_Task goal_: Transcribe the material in full. Nothing should differ except that the pictures are left out.

_Provided material_:
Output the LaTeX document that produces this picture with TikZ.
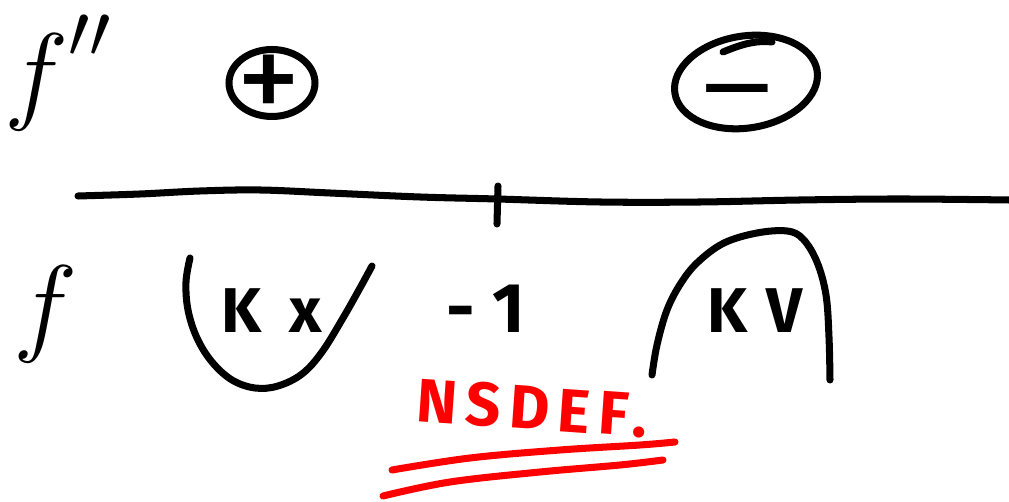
\RequirePackage{fix-cm}
\documentclass[tikz,border=0pt]{standalone}
\usepackage{fontspec}
\setmainfont{Fira Sans}
\usetikzlibrary{shapes.geometric}
\begin{document}
\begin{tikzpicture}[x=0.02cm,y=-0.02cm,
  ink/.style={line width=4pt, line cap=round, line join=round},
  redink/.style={ink, draw=red},
  hand/.style={font=\fontsize{36}{36}\selectfont\bfseries, inner sep=0pt},
  fsym/.style={font=\fontsize{62}{62}\selectfont, inner sep=7pt},
  signtext/.style={inner sep=0pt, anchor=base}]
\useasboundingbox (0,0) rectangle (1009,502);

% labels on the left
\node[fsym, anchor=base] (fpp) at (58,110) {$f^{\raisebox{0.12em}{$\scriptstyle\prime\prime$}}$};
\node[fsym, anchor=base] (f) at (46,342) {$f$};

% sign of f'' : plus
\node[draw, ellipse, line width=4pt, minimum width=1.72cm, minimum height=1.34cm] (plus) at (272,83) {};
\node[signtext, font=\fontsize{74}{74}\selectfont] (plustext) at (269,123) {+};

% sign of f'' : minus
\draw[ink, rotate around={9:(746,82)}] (746,82) ellipse [x radius=72, y radius=46];
\draw[ink] (723,52) .. controls (740,45) and (755,40) .. (772,42);
\node[signtext, font=\fontsize{60}{60}\selectfont] (minus) at (737,124) {\scalebox{1.55}[1]{−}};

% axis with tick
\draw[ink] plot[smooth, tension=0.6] coordinates {(78,196) (140,194) (200,191) (260,190) (330,193) (420,197) (497,199) (600,202) (700,202) (800,200) (900,199) (1009,200)};
\coordinate (tickTop) at (498,186);
\coordinate (tickBot) at (497,224);
\draw[ink] (tickTop) -- (tickBot);

% convex bowl
\draw[ink] plot[smooth, tension=0.6] coordinates {(190,258) (186,282) (188,310) (197,338) (212,362) (232,380) (255,388) (278,386) (302,374) (322,352) (343,318) (360,288) (372,266)};
\node[hand] (kx) at (272,311) {K\hspace{0.45em}x};

% -1
\node[hand, font=\fontsize{40}{40}\selectfont\bfseries] (m1) at (486,309) {-\hspace{0.25em}1};

% concave arch
\draw[ink] plot[smooth, tension=0.6] coordinates {(652,375) (657,345) (667,310) (681,283) (698,262) (724,243) (757,233) (787,231) (803,239) (817,262) (826,295) (829,337) (830,380)};
\node[hand] (kv) at (755,311) {K\hspace{0.3em}V};

% red note
\node[hand, text=red, rotate=-4, font=\fontsize{35}{35}\selectfont\bfseries\addfontfeature{LetterSpace=14}] (note) at (532,408) {NSDEF.};
\draw[redink] plot[smooth, tension=0.6] coordinates {(392,470) (470,458) (560,450) (640,445) (675,442)};
\draw[redink] plot[smooth, tension=0.6] coordinates {(383,496) (450,482) (540,472) (620,465) (663,460)};
\end{tikzpicture}
\end{document}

_The solution_:
Output the LaTeX document that produces this picture with TikZ.
\RequirePackage{fix-cm}
\documentclass[tikz,border=0pt]{standalone}
\usepackage{fontspec}
\setmainfont{Fira Sans}
\usetikzlibrary{shapes.geometric}
\begin{document}
\begin{tikzpicture}[x=0.02cm,y=-0.02cm,
  ink/.style={line width=4pt, line cap=round, line join=round},
  redink/.style={ink, draw=red},
  hand/.style={font=\fontsize{36}{36}\selectfont\bfseries, inner sep=0pt},
  fsym/.style={font=\fontsize{62}{62}\selectfont, inner sep=7pt},
  signtext/.style={inner sep=0pt, anchor=base}]
\useasboundingbox (0,0) rectangle (1009,502);

% labels on the left
\node[fsym, anchor=base] (fpp) at (58,110) {$f^{\raisebox{0.12em}{$\scriptstyle\prime\prime$}}$};
\node[fsym, anchor=base] (f) at (46,342) {$f$};

% sign of f'' : plus
\node[draw, ellipse, line width=4pt, minimum width=1.72cm, minimum height=1.34cm] (plus) at (272,83) {};
\node[signtext, font=\fontsize{74}{74}\selectfont] (plustext) at (269,123) {+};

% sign of f'' : minus
\draw[ink, rotate around={9:(746,82)}] (746,82) ellipse [x radius=72, y radius=46];
\draw[ink] (723,52) .. controls (740,45) and (755,40) .. (772,42);
\node[signtext, font=\fontsize{60}{60}\selectfont] (minus) at (737,124) {\scalebox{1.55}[1]{−}};

% axis with tick
\draw[ink] plot[smooth, tension=0.6] coordinates {(78,196) (140,194) (200,191) (260,190) (330,193) (420,197) (497,199) (600,202) (700,202) (800,200) (900,199) (1009,200)};
\coordinate (tickTop) at (498,186);
\coordinate (tickBot) at (497,224);
\draw[ink] (tickTop) -- (tickBot);

% convex bowl
\draw[ink] plot[smooth, tension=0.6] coordinates {(190,258) (186,282) (188,310) (197,338) (212,362) (232,380) (255,388) (278,386) (302,374) (322,352) (343,318) (360,288) (372,266)};
\node[hand] (kx) at (272,311) {K\hspace{0.45em}x};

% -1
\node[hand, font=\fontsize{40}{40}\selectfont\bfseries] (m1) at (486,309) {-\hspace{0.25em}1};

% concave arch
\draw[ink] plot[smooth, tension=0.6] coordinates {(652,375) (657,345) (667,310) (681,283) (698,262) (724,243) (757,233) (787,231) (803,239) (817,262) (826,295) (829,337) (830,380)};
\node[hand] (kv) at (755,311) {K\hspace{0.3em}V};

% red note
\node[hand, text=red, rotate=-4, font=\fontsize{35}{35}\selectfont\bfseries\addfontfeature{LetterSpace=14}] (note) at (532,408) {NSDEF.};
\draw[redink] plot[smooth, tension=0.6] coordinates {(392,470) (470,458) (560,450) (640,445) (675,442)};
\draw[redink] plot[smooth, tension=0.6] coordinates {(383,496) (450,482) (540,472) (620,465) (663,460)};
\end{tikzpicture}
\end{document}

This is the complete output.